[STATED TASK] Copy the material below verbatim from the line with "Clone this chart in Plotly." to the line with "return cx +", both lines included, omitting pictures and every line outside that range.

[DATA]

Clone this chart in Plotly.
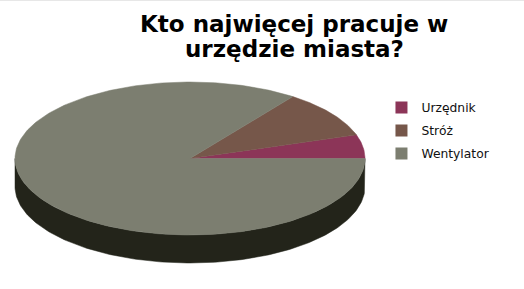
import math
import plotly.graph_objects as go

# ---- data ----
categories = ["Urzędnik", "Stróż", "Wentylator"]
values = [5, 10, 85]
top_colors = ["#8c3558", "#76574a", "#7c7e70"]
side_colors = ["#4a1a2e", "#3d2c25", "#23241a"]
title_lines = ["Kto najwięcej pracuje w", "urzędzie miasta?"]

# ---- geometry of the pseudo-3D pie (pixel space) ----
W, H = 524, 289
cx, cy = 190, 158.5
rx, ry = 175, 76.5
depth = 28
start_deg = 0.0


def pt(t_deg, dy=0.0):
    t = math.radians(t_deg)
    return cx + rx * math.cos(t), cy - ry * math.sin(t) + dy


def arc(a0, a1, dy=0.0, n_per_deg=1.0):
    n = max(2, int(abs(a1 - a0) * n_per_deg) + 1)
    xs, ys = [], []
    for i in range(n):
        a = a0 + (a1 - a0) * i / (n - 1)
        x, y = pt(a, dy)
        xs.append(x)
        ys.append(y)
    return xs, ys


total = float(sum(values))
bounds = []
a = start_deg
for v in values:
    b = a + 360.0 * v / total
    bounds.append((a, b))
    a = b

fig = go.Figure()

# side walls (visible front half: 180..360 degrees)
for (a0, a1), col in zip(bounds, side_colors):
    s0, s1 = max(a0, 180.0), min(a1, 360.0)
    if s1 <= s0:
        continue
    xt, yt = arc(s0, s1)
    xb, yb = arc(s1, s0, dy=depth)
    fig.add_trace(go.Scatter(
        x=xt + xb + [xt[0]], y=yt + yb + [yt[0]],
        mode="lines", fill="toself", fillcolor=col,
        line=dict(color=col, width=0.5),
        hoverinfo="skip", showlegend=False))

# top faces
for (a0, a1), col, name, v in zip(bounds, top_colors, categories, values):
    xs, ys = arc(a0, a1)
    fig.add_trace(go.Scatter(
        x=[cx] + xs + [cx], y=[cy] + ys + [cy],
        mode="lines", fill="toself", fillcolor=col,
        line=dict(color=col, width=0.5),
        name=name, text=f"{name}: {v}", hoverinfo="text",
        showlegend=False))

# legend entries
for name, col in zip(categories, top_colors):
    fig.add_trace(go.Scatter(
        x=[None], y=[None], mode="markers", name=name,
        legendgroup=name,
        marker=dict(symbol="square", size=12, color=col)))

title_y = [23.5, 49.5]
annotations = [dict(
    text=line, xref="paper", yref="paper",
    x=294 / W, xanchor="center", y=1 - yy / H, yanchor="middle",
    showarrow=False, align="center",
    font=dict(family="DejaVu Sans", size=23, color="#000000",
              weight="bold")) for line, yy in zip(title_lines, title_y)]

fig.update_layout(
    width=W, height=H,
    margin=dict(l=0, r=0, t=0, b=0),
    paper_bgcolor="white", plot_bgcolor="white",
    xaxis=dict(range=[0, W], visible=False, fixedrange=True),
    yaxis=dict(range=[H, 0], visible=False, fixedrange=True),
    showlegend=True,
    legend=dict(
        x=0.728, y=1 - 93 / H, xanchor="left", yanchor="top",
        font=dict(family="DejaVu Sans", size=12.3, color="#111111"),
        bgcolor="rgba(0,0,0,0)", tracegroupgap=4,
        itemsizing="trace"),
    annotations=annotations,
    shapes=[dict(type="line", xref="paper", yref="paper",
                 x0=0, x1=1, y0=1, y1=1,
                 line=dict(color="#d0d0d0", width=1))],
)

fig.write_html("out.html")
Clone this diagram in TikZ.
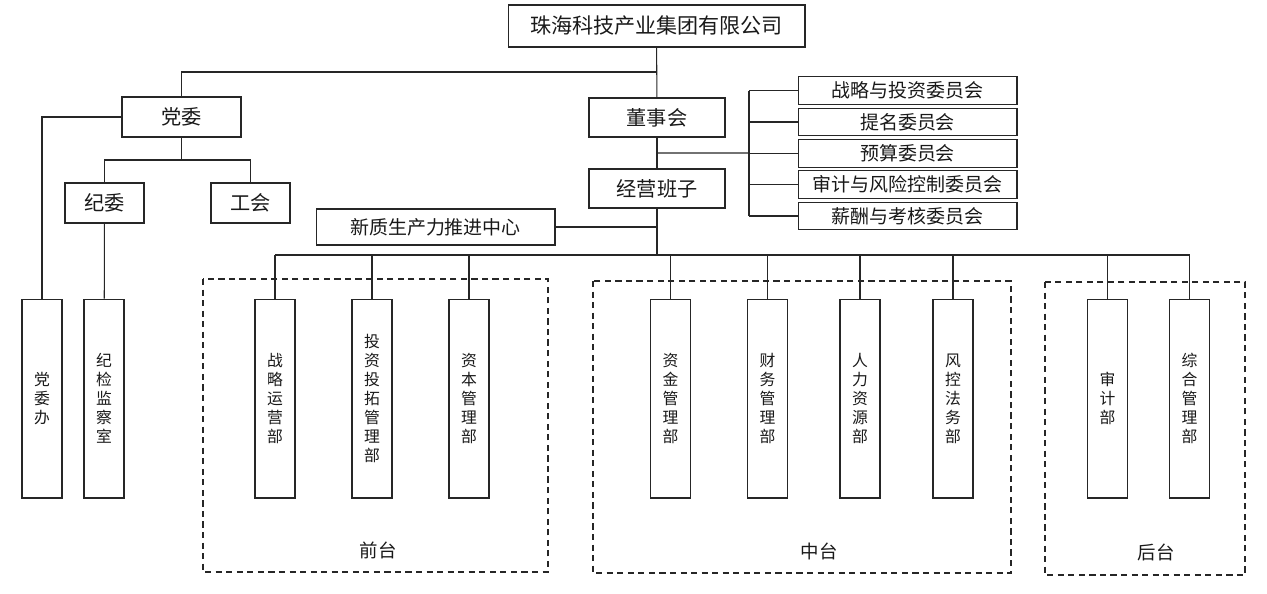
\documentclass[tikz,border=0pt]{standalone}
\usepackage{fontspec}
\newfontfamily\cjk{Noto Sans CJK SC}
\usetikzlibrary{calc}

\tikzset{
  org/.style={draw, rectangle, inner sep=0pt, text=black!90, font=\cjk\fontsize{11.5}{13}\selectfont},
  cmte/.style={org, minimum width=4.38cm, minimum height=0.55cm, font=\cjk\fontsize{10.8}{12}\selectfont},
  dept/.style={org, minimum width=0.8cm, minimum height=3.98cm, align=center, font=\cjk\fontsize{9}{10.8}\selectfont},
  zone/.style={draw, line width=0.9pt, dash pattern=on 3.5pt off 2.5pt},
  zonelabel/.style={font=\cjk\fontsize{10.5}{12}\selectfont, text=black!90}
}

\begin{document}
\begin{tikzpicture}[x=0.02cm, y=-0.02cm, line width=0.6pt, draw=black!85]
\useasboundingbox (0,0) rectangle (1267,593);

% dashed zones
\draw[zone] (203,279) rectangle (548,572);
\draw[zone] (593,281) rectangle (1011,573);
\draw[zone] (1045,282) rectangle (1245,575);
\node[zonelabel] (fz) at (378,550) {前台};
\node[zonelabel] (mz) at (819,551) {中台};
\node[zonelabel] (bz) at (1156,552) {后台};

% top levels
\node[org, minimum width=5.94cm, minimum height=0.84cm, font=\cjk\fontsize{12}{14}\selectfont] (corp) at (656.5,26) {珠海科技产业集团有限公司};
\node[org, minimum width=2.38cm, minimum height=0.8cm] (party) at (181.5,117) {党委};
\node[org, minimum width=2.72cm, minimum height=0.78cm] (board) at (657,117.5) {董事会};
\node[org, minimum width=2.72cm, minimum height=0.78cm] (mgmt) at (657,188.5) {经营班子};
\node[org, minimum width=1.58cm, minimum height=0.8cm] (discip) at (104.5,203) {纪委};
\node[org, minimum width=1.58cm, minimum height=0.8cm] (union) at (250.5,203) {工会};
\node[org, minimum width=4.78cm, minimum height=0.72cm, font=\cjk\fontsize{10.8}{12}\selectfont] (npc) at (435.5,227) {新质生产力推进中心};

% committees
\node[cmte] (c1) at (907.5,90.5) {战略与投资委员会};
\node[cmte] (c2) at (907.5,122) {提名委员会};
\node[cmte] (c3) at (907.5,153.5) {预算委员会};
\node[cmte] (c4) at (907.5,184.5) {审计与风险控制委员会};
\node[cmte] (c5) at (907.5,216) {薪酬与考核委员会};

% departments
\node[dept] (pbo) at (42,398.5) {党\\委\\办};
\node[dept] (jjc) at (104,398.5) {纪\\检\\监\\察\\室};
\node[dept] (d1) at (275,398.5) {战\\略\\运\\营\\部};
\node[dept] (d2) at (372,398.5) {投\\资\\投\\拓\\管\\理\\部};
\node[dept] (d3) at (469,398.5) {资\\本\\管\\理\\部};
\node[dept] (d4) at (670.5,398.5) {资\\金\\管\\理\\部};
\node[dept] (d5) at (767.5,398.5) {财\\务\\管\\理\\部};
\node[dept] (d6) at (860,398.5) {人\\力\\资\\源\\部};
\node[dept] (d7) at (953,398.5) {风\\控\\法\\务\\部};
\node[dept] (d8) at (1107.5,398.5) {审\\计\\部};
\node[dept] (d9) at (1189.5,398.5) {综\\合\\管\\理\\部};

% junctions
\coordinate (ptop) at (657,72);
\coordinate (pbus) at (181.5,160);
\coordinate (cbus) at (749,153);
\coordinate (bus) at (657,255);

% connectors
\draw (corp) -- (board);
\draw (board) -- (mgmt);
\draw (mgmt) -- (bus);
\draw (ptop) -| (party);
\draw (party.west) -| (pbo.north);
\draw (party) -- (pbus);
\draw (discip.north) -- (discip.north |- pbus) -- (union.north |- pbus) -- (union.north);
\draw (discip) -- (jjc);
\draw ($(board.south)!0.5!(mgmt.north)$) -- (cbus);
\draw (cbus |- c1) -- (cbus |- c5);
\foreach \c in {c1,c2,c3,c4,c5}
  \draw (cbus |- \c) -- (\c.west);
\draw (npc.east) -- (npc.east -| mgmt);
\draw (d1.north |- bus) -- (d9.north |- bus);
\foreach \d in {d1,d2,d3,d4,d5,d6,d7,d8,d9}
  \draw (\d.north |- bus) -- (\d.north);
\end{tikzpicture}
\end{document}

==

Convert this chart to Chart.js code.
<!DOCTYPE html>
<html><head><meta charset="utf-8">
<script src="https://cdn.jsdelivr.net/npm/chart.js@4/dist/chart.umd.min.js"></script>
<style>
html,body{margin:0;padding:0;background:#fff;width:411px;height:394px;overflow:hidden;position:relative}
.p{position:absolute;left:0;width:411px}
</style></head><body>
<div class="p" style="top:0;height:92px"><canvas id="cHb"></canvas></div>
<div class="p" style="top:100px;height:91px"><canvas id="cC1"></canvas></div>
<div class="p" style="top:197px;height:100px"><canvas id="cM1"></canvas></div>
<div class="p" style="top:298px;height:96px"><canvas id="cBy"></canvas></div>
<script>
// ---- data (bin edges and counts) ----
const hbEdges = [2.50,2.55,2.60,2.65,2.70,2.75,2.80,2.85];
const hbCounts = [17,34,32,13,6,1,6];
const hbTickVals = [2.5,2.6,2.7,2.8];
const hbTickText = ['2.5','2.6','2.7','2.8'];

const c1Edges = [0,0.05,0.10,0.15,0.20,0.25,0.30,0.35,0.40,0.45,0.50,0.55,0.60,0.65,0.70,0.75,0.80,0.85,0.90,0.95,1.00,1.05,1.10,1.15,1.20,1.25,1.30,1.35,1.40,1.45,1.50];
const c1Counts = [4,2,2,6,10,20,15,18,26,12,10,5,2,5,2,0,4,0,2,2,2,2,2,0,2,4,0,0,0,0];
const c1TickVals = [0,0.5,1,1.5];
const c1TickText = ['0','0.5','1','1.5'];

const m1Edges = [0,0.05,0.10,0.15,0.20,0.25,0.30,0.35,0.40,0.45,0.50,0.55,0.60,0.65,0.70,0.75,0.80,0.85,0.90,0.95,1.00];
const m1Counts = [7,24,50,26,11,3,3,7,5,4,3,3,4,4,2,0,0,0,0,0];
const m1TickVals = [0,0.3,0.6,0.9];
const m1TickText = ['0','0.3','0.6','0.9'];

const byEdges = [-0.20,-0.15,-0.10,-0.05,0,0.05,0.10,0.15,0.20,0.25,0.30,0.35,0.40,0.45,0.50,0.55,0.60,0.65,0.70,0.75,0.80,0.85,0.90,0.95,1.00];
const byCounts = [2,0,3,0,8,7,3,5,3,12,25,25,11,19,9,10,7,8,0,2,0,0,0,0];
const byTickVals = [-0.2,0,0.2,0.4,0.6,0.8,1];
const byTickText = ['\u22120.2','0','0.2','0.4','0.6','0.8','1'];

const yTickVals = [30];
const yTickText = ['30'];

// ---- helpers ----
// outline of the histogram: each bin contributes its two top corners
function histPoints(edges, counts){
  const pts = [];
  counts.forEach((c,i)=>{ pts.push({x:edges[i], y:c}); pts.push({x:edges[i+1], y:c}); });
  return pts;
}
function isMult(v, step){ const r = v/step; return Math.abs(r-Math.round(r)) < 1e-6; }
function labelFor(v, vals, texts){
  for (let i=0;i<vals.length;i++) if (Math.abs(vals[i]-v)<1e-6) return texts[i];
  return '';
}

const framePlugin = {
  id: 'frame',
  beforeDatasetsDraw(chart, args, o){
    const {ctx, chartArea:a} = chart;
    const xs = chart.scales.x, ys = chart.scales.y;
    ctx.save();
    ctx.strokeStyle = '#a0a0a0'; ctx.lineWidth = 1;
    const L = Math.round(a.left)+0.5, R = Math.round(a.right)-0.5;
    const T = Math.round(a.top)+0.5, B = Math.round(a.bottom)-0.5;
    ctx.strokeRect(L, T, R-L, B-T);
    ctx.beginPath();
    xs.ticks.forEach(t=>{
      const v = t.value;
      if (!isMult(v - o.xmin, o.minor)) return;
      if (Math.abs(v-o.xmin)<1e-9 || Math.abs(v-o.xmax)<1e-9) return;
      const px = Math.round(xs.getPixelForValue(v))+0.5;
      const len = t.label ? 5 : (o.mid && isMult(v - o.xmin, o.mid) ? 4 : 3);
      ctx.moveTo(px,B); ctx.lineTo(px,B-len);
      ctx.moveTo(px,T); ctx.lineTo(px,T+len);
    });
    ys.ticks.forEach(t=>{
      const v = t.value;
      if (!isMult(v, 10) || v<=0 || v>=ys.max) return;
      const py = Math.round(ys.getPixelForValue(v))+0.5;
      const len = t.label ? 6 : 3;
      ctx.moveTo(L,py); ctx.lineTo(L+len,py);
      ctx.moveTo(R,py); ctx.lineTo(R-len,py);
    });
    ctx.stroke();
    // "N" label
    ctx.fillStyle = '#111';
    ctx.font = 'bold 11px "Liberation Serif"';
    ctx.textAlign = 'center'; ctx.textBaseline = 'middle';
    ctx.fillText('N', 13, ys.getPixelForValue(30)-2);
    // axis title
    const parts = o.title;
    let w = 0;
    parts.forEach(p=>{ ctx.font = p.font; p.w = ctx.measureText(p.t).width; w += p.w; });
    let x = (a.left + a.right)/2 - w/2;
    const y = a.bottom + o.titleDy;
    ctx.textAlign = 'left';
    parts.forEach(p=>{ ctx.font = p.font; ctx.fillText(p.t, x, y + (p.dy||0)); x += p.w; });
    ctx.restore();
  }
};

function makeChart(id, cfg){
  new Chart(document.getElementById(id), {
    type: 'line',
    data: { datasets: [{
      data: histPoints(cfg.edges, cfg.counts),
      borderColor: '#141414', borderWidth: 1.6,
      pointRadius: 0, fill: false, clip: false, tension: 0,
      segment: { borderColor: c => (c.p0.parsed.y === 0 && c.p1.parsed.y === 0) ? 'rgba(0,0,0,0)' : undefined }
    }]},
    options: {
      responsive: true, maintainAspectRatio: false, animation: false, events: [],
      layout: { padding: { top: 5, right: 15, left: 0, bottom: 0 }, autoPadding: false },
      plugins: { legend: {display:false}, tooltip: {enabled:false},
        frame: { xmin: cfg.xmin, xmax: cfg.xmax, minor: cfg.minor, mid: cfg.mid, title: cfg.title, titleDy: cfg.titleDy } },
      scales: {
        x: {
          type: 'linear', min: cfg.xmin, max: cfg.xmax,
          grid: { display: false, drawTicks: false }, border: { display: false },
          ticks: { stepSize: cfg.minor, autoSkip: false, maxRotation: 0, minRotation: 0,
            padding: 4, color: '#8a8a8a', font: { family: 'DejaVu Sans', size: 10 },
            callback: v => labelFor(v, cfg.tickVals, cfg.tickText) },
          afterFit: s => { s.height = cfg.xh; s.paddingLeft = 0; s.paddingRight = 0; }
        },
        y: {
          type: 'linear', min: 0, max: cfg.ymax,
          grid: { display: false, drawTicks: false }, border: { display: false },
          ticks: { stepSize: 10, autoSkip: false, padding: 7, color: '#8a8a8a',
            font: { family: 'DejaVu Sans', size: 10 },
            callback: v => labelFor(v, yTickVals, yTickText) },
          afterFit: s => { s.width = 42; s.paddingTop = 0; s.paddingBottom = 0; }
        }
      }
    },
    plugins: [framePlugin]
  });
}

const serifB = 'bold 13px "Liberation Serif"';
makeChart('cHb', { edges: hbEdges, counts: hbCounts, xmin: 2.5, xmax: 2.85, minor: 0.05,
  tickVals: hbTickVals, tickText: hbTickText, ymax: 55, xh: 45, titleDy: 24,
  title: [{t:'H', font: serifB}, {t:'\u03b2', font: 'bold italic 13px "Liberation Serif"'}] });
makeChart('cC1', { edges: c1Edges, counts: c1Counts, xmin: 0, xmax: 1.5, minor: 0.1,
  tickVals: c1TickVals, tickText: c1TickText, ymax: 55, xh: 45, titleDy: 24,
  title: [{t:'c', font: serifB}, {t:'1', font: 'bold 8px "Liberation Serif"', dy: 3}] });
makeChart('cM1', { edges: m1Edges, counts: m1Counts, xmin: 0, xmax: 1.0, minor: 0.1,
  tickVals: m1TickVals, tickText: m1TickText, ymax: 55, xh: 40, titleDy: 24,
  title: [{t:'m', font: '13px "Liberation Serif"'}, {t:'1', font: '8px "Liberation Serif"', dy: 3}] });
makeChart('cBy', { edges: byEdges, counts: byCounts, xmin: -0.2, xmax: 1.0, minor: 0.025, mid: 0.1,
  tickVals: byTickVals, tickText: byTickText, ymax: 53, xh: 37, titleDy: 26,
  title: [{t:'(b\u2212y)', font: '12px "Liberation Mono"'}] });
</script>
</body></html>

---

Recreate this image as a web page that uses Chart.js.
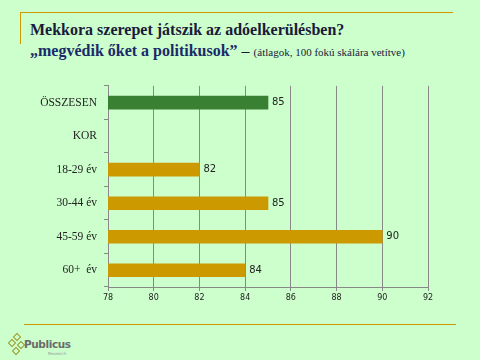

[WORKED ANSWER]
Clone this chart in Plotly.
import math
import plotly.graph_objects as go

# ---- data ----
categories = ["Urzędnik", "Stróż", "Wentylator"]
values = [5, 10, 85]
top_colors = ["#8c3558", "#76574a", "#7c7e70"]
side_colors = ["#4a1a2e", "#3d2c25", "#23241a"]
title_lines = ["Kto najwięcej pracuje w", "urzędzie miasta?"]

# ---- geometry of the pseudo-3D pie (pixel space) ----
W, H = 524, 289
cx, cy = 190, 158.5
rx, ry = 175, 76.5
depth = 28
start_deg = 0.0


def pt(t_deg, dy=0.0):
    t = math.radians(t_deg)
    return cx + rx * math.cos(t), cy - ry * math.sin(t) + dy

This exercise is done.